When we hear the sound of a police car speeding past us with its siren blaring or a train roaring past another train, we experience something strange happening to the pitch of the sound. The sound seems to get higher as the car approaches and lower as it goes past. This despite the fact that the actual pitch of the sound remains the same; it just seems so because sound waves reach us faster as the car gets nearer. The effect is known as the Doppler Effect after the Austrian physicist Christian Doppler who first studied it in 1842.

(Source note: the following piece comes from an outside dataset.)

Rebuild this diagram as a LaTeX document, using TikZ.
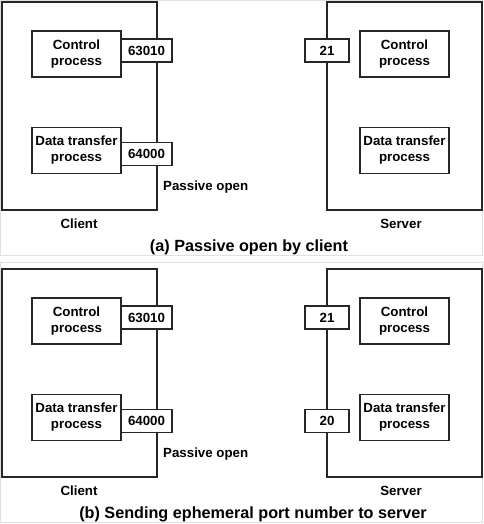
\documentclass[tikz,border=0pt]{standalone}
\usepackage{fontspec}
\setmainfont{Liberation Sans}
\begin{document}
\begin{tikzpicture}[x=1pt,y=-1pt,
  box/.style={draw=black!85,line width=1.25pt,rectangle,inner sep=0pt,fill=white},
  host/.style={box,minimum width=155pt,minimum height=208pt},
  proc/.style={box,minimum width=89pt,minimum height=46pt,align=center,font=\fontsize{13.3}{16}\selectfont\bfseries},
  port/.style={box,minimum height=23pt,font=\fontsize{13.3}{16}\selectfont\bfseries},
  lbl/.style={inner sep=0pt,font=\fontsize{13.3}{16}\selectfont\bfseries},
  captxt/.style={inner sep=0pt,font=\fontsize{16.2}{19}\selectfont\bfseries},
  panelframe/.style={draw=black!12,line width=0.8pt}]
\useasboundingbox (0,0) rectangle (483,524);
% panel frames
\draw[panelframe] (0.5,0.5) rectangle (482.5,255.5);
\draw[panelframe] (0.5,262.5) rectangle (482.5,522.5);
% ---------- panel (a) ----------
\node[host] (clientA) at (79.5,106) {};
\node[host] (serverA) at (404.5,106) {};
\node[proc] (cctrlA) at (76.5,54) {Control\\process};
\node[proc] (cdataA) at (76.5,150.5) {Data transfer\\process};
\node[port,minimum width=51pt] (p63010A) at (146.5,50.5) {63010};
\node[port,minimum width=51pt] (p64000A) at (146.5,154) {64000};
\node[port,minimum width=44pt] (p21A) at (327,50.5) {21};
\node[proc] (sctrlA) at (404.5,54) {Control\\process};
\node[proc] (sdataA) at (404.5,150.5) {Data transfer\\process};
\node[lbl,anchor=west] (passA) at (163,187) {Passive open};
\node[lbl] (clA) at (79,224) {Client};
\node[lbl] (svA) at (401,224) {Server};
\node[captxt] (capA) at (249,247) {(a) Passive open by client};
% ---------- panel (b) ----------
\node[host] (clientB) at (79.5,373) {};
\node[host] (serverB) at (404.5,373) {};
\node[proc] (cctrlB) at (76.5,321) {Control\\process};
\node[proc] (cdataB) at (76.5,417.5) {Data transfer\\process};
\node[port,minimum width=51pt] (p63010B) at (146.5,317.5) {63010};
\node[port,minimum width=51pt] (p64000B) at (146.5,421) {64000};
\node[port,minimum width=44pt] (p21B) at (327,317.5) {21};
\node[port,minimum width=44pt] (p20B) at (327,421) {20};
\node[proc] (sctrlB) at (404.5,321) {Control\\process};
\node[proc] (sdataB) at (404.5,417.5) {Data transfer\\process};
\node[lbl,anchor=west] (passB) at (163,454) {Passive open};
\node[lbl] (clB) at (79,491) {Client};
\node[lbl] (svB) at (401,491) {Server};
\node[captxt] (capB) at (253,514) {(b) Sending ephemeral port number to server};
\end{tikzpicture}
\end{document}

               The Doppler Effect is thus described as the apparent change in frequency of sound, light or radio waves caused by the motion of the source, observer or medium. The basis of the ‘Doppler Effect’ is the fact that sound travels in the form of waves. The pitch of a sound depends on its frequency. The frequency is the number of sound waves striking the ear every second. When the source of the sound is approaching, each wave sent out by the source has a shorter distance to travel than the wave that was sent out earlier from a longer distance. Each wave reaches the listener a little sooner than it would have if the source had not been moving. The waves seem to be more closely spaced. They have a higher frequency or higher pitch. As the train passes away the observer, each wave starts a little further away. Each wave seems to be longer than it would ordinarily be. Hence the pitch is lowered.

               

               The same thing happens with any other wave motion. Light also a travel in wave motion and the Doppler Effect has also been observed where a source of light, for example, a distant star, is moving. The spectra of stars which travel away from Earth have a decreasing frequency which is known as the red shift, while stars which are approaching Earth with an increasing frequency, have spectra with a blue shift. A shift in the pattern of lines observed in the spectrum helps the astronomers to find out the direction and the speed of the star.

               The Doppler Effect is also used in radars to distinguish between stationary and moving targets. It provides information regarding their velocity by measuring the frequency shift between the emitted and reflected radiation. It is termed as “Doppler Shift”.